Namun demikian, perlu saudara Bahlil Lahadalia ketahui bahwa teori investasi pada umumnya haruslah menunjukkan hasil (output), manfaat (benefit) dan dampak (impact) bagi peningkatan Produk Domestik Bruto (PDB) per kapita dan pertumbuhan ekonomi serta pemerataan pembangunan.
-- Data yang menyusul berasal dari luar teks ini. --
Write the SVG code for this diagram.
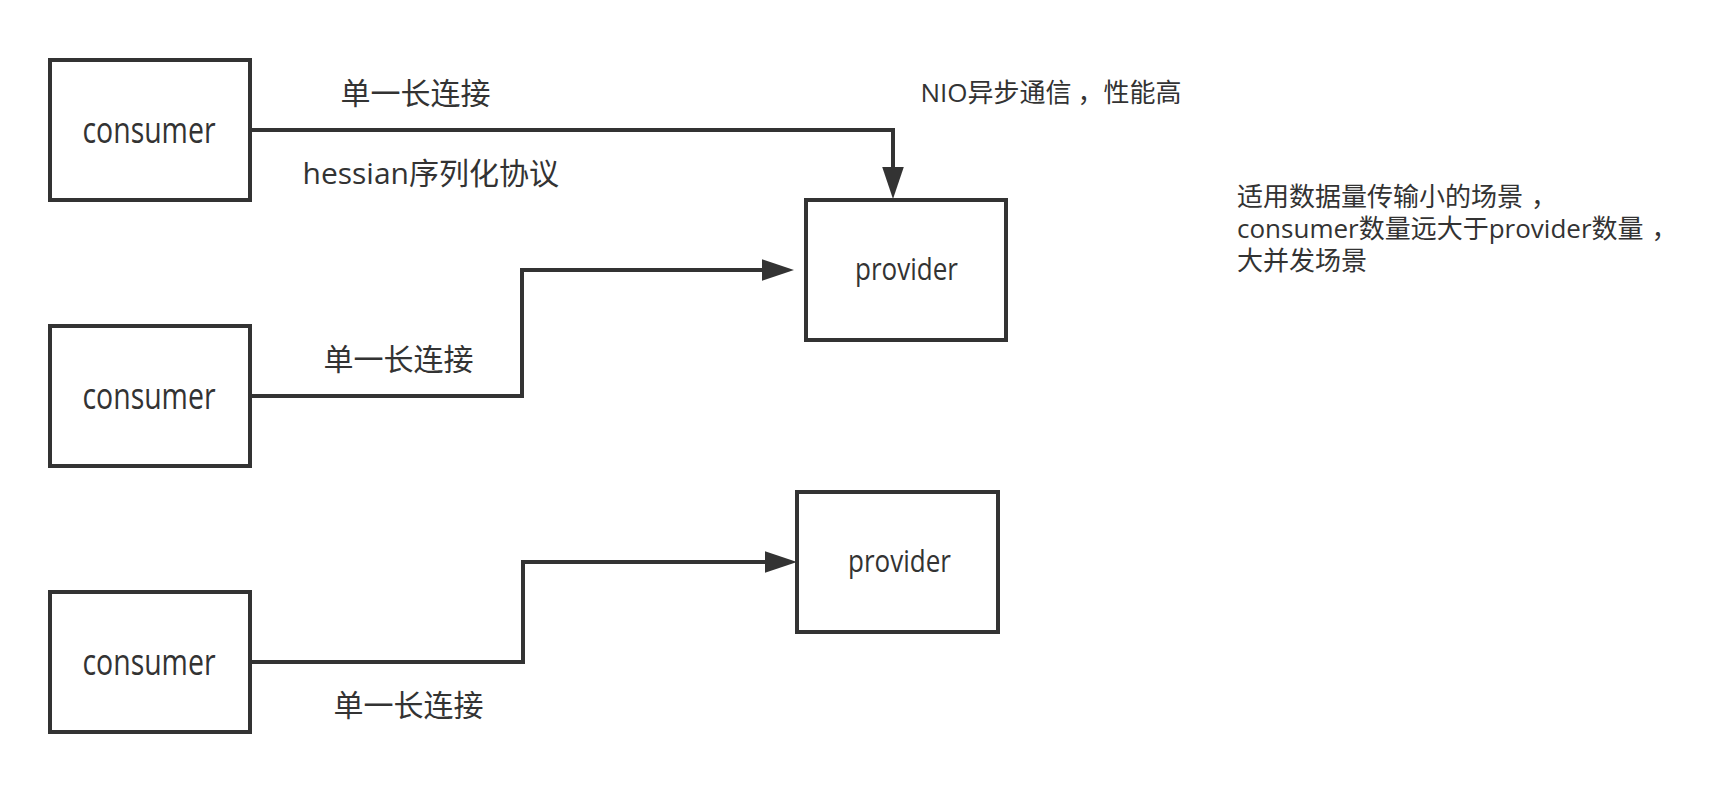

Pertanyaannya, sudahkah realisasi investasi PMA dan PMDN yang dibanggakan oleh Menteri KI-BKPM sebagai hasil bersama jajarannya menghasilkan tiga (3) variabel itu dari input suatu investasi? Tanpa mengabaikan capaian jumlah nominal realisasi investasi tahunan yang dihasilkan itu, mestinya terdapat daya ungkit (leverage) bagi perekonomian nasional.
Kalau data dan fakta pertumbuhan ekonomi yang terjadi secara tahunan pada 2023 (triwulan III 5,05%) tidak lebih dari kisaran 4-95% – 5%, maka realisasi investasi tersebut hanya nafsi-nafsi prestasinya Bahlil Lahadalia saja yang quasi (sok-sok-an).
Dan, apabila PDB per kapita Indonesia 2023 tidak bisa melampaui capaian yang telah dipublikasikan Badan Pusat Statistik (BPS) pada tahun 2022 sejumlah Rp71,0 juta atau US$4.783,9, maka realisasi investasi itu tiada artinya! Apalagi, jumlah penduduk miskin pada 2022 berjumlah 26,36 juta orang yangmana 14,38 juta orang berada diperdesaan tidak berhasil diturunkan sebesar 1 persen saja jelas capaian realisasi investasi Bahlil Lahadalia hanya omon-omon saja!